I jumped out of the truck. The forklift was still on the road, though it had been scooted backward by the truck, but it didn't matter, because the truck was back on the road.
I returned the forklift, unloaded the truck and stashed the medical supplies inside the empty space of the machine of uncertain purpose, which had a coffin sized hole in it. I thought distantly, as I pushed the boxes inside, that it might be parts of a CAT scan machine. I still had to take the truck back.
By the time I got home, it was nearly three AM. I slumped on the couch with a cold Dr. Pepper, when what I really wanted was a coffee. I didn't have a coffee machine, coffee, a pot, a mug or any sugar, so that wasn't going to happen. I would have to remember to get that stuff when I went to the University Food Service. I'd heard a report about a meat recall due to E. coli, that made me think. E. coli was the shit bacteria. It made people jump. Shit always made people jump. When I went to get food, I would say,”Boo! E. coli! Gimme your tater-tots!”
I laughed, but didn't like the sound of my voice in the silence of my apartment.
I flicked the television on.
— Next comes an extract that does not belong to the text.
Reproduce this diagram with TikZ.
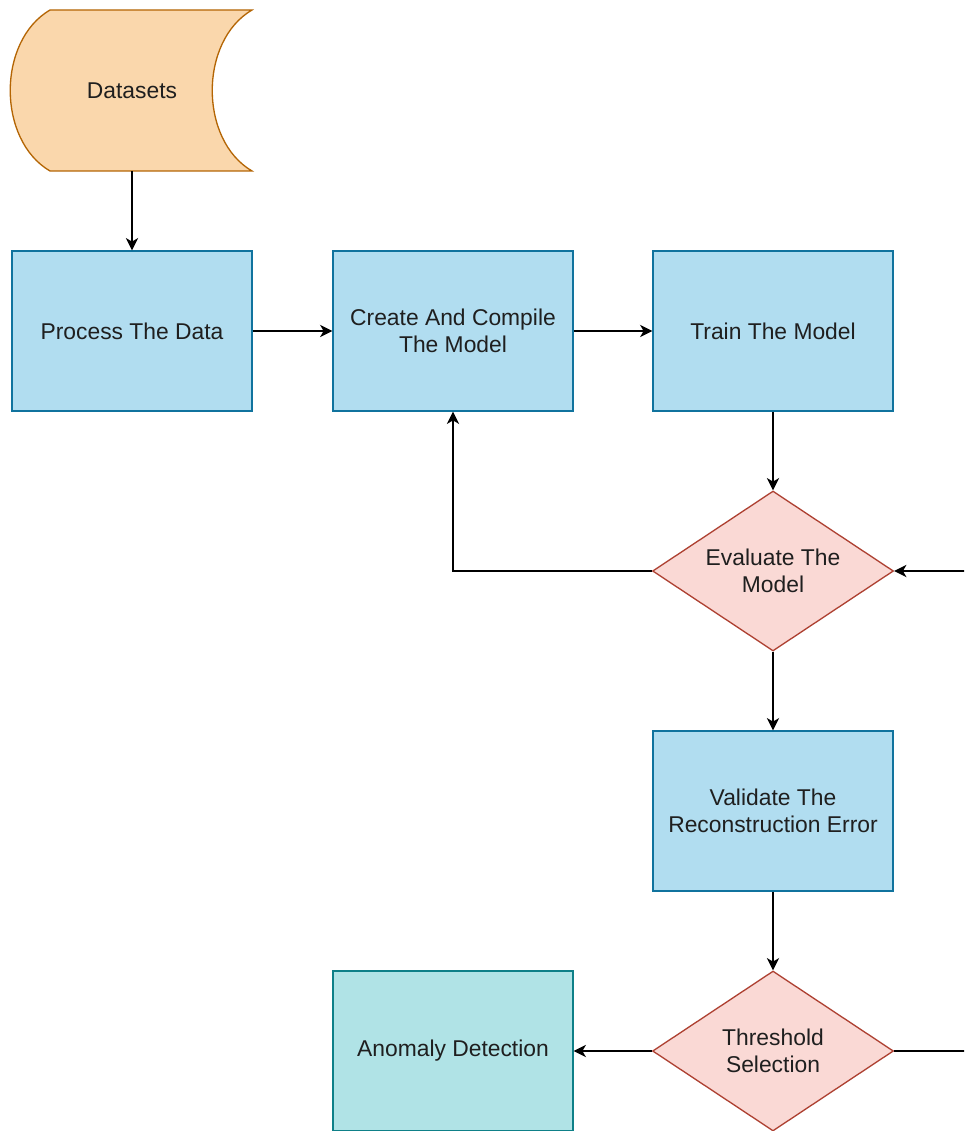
\documentclass[tikz,border=0pt]{standalone}
\usepackage{fontspec}
\setmainfont{Liberation Sans}
\usepackage{xcolor}
\usetikzlibrary{shapes.geometric,arrows.meta}

\definecolor{boxfill}{HTML}{B1DDF0}
\definecolor{boxline}{HTML}{10739E}
\definecolor{decfill}{HTML}{FAD9D5}
\definecolor{decline}{HTML}{AE4132}
\definecolor{datfill}{HTML}{FAD7AC}
\definecolor{datline}{HTML}{B46504}
\definecolor{endfill}{HTML}{B0E3E6}
\definecolor{endline}{HTML}{0E8088}

\tikzset{
  txt/.style={text=black!88, font=\fontsize{13}{15.6}\selectfont, align=center},
  stepbox/.style={txt, draw=boxline, fill=boxfill, line width=0.75pt, minimum width=4.8cm, minimum height=3.2cm, inner sep=0pt},
  decision/.style={txt, diamond, draw=decline, fill=decfill, line width=0.75pt, shape aspect=1.5, minimum width=4.82cm, minimum height=3.2cm, inner sep=0pt},
  endbox/.style={stepbox, draw=endline, fill=endfill},
  flow/.style={black, line width=0.85pt, -{Stealth[length=7pt, width=7pt, inset=2pt]}}
}

\begin{document}
\begin{tikzpicture}[x=0.02cm, y=-0.02cm]
    \useasboundingbox (0, 0) rectangle (964, 1131);
    \clip (0, 0) rectangle (964, 1131);
    \fill[white] (0, 0) rectangle (964, 1131);
    \draw[datline, fill=datfill, line width=0.75pt] (50, 10) -- (252, 10)
        .. controls (199, 41) and (199, 140) .. (252, 171) -- (50, 171)
        .. controls (-3, 140) and (-3, 41) .. (50, 10) -- cycle;
    \node[txt, minimum width=4.84cm, minimum height=3.22cm, inner sep=0pt](ds) at (132, 90.5) {Datasets};
    \node[stepbox](proc) at (132, 331) {Process The Data};
    \node[stepbox](cre) at (453, 331) {Create And Compile\\The Model};
    \node[stepbox](train) at (773, 331) {Train The Model};
    \node[decision](eval) at (773, 571) {Evaluate The\\Model};
    \node[stepbox](val) at (773, 811) {Validate The\\Reconstruction Error};
    \node[decision](thr) at (773, 1051) {Threshold\\Selection};
    \node[endbox](anom) at (453, 1051) {Anomaly Detection};
    \coordinate(loop) at (1010, 1051);
    \draw[flow] (ds.south) -- (proc.north);
    \draw[flow] (proc.east) -- (cre.west);
    \draw[flow] (cre.east) -- (train.west);
    \draw[flow] (train.south) -- (eval.north);
    \draw[flow] (eval.west) -| (cre.south);
    \draw[flow] (eval.south) -- (val.north);
    \draw[flow] (val.south) -- (thr.north);
    \draw[flow] (thr.west) -- (anom.east);
    \draw[flow] (thr.east) -- (loop) |- (eval.east);
\end{tikzpicture}
\end{document}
CNN was still flogging the dead kid, frozen solid, spread eagle like an eternal snow angel. I flipped the TV off again. I couldn't face the kid.
The apocalypse had just been a hobby, but, tonight I stepped up my game.
The next step I had avoided for fear of drawing unwanted attention, now I saw no other way of moving forward without it.
I needed another pair of hands. I needed a partner.